> Provided data:
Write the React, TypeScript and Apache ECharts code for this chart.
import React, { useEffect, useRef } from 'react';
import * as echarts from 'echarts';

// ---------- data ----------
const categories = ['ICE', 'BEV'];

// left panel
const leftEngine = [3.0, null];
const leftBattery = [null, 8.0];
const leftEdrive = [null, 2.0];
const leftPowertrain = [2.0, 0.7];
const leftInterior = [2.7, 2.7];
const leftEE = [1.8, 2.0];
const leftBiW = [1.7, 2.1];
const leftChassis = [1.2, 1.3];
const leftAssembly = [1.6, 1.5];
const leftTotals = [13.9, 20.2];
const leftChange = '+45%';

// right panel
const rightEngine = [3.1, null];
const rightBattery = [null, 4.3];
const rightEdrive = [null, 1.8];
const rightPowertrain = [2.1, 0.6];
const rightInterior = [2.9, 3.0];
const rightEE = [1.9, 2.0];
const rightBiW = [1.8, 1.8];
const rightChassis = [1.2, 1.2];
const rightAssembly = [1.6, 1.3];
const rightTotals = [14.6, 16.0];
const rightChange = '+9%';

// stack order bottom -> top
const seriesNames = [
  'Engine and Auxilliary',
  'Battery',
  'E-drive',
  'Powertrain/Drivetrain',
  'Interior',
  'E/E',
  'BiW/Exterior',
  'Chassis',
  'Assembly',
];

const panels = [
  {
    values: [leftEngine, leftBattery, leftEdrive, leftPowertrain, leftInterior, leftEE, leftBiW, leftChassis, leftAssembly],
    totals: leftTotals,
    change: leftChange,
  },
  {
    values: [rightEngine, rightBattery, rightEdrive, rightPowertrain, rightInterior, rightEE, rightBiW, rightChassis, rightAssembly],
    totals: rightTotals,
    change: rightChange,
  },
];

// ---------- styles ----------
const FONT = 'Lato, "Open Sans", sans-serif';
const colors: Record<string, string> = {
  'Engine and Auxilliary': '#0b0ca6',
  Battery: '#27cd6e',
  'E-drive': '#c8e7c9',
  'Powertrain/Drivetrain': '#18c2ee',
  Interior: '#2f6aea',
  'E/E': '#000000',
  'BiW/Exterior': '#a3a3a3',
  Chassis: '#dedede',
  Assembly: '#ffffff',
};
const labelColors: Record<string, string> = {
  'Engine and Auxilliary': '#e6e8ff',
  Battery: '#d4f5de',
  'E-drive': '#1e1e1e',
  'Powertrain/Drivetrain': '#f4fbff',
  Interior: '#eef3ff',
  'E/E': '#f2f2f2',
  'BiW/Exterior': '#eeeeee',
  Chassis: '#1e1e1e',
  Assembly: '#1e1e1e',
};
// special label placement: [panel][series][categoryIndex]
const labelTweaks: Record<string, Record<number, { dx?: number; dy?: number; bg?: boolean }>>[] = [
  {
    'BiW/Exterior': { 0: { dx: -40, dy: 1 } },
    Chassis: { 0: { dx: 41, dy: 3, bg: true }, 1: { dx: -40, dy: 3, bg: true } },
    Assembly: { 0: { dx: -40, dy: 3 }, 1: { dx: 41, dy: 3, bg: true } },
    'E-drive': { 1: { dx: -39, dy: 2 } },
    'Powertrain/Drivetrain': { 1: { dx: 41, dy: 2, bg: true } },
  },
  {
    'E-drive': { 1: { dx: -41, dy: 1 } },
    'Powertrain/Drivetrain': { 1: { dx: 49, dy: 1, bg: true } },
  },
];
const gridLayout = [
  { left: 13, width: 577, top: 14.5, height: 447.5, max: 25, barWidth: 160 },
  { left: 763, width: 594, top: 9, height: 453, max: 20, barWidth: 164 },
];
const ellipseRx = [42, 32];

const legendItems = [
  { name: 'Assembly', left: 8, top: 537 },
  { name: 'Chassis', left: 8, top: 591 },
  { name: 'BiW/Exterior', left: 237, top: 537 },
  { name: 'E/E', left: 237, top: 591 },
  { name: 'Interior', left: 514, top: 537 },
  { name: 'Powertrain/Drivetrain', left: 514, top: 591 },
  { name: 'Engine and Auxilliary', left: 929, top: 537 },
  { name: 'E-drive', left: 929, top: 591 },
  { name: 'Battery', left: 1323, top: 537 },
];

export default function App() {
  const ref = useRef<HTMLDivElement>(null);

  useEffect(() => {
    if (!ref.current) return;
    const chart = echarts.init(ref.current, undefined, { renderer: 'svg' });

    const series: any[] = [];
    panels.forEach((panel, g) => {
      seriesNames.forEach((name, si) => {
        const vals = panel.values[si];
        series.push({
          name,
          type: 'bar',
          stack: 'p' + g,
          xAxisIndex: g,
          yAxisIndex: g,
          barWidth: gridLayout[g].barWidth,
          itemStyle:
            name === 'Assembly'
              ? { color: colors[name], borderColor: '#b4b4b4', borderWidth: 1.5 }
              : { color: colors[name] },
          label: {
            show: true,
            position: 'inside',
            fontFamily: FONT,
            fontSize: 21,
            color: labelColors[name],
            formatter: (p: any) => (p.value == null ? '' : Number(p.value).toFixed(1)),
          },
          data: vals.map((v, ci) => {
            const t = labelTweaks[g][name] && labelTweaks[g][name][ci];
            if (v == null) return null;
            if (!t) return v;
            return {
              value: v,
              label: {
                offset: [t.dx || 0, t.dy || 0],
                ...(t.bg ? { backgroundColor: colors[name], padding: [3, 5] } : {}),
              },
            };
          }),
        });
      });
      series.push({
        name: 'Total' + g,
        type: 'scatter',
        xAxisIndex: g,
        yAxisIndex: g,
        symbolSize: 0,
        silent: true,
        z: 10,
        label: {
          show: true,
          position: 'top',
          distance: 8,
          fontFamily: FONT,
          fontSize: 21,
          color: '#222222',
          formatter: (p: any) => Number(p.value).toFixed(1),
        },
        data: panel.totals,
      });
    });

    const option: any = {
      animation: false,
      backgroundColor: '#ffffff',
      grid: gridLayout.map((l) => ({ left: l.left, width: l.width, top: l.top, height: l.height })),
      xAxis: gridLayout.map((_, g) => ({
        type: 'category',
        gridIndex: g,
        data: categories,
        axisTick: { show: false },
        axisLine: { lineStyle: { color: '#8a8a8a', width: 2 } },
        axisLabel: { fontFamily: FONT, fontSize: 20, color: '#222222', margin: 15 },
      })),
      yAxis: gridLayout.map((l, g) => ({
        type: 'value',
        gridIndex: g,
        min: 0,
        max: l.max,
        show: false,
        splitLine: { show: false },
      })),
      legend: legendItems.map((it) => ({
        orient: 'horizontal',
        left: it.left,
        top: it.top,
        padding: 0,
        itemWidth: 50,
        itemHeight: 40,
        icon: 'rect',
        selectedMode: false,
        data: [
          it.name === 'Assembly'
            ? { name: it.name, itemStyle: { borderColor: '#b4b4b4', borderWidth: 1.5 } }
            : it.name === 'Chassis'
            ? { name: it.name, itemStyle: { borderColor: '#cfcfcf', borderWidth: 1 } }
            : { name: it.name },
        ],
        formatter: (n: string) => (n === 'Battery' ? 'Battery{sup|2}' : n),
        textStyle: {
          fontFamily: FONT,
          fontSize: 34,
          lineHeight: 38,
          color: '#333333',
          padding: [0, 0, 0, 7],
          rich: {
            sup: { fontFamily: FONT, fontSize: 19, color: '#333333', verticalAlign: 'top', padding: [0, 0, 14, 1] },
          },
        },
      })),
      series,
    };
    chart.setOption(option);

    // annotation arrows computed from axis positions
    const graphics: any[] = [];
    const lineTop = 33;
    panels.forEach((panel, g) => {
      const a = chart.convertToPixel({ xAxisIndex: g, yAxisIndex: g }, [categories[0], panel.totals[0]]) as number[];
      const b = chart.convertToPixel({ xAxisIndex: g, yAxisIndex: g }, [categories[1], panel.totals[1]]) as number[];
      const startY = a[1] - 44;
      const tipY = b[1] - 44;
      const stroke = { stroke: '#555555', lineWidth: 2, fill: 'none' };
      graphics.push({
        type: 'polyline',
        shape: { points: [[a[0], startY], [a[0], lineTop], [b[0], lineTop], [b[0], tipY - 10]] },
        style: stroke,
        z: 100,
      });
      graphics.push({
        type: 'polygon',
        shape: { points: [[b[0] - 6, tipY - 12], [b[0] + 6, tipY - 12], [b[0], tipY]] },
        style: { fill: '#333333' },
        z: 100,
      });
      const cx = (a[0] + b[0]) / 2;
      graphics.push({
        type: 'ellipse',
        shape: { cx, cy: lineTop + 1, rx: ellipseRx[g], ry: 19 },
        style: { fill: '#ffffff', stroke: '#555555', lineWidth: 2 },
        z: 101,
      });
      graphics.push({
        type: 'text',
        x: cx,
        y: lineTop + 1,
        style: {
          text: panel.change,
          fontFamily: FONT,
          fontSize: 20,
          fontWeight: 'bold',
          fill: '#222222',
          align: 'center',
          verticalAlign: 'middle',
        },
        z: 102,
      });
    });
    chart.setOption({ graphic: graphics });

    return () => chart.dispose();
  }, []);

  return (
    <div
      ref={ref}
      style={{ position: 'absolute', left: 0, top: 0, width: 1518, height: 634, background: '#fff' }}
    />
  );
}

> Given request:
Identify the lines that hold the word "React". Copy every one of them.

> Result of the task:
Write the React, TypeScript and Apache ECharts code for this chart.
import React, { useEffect, useRef } from 'react';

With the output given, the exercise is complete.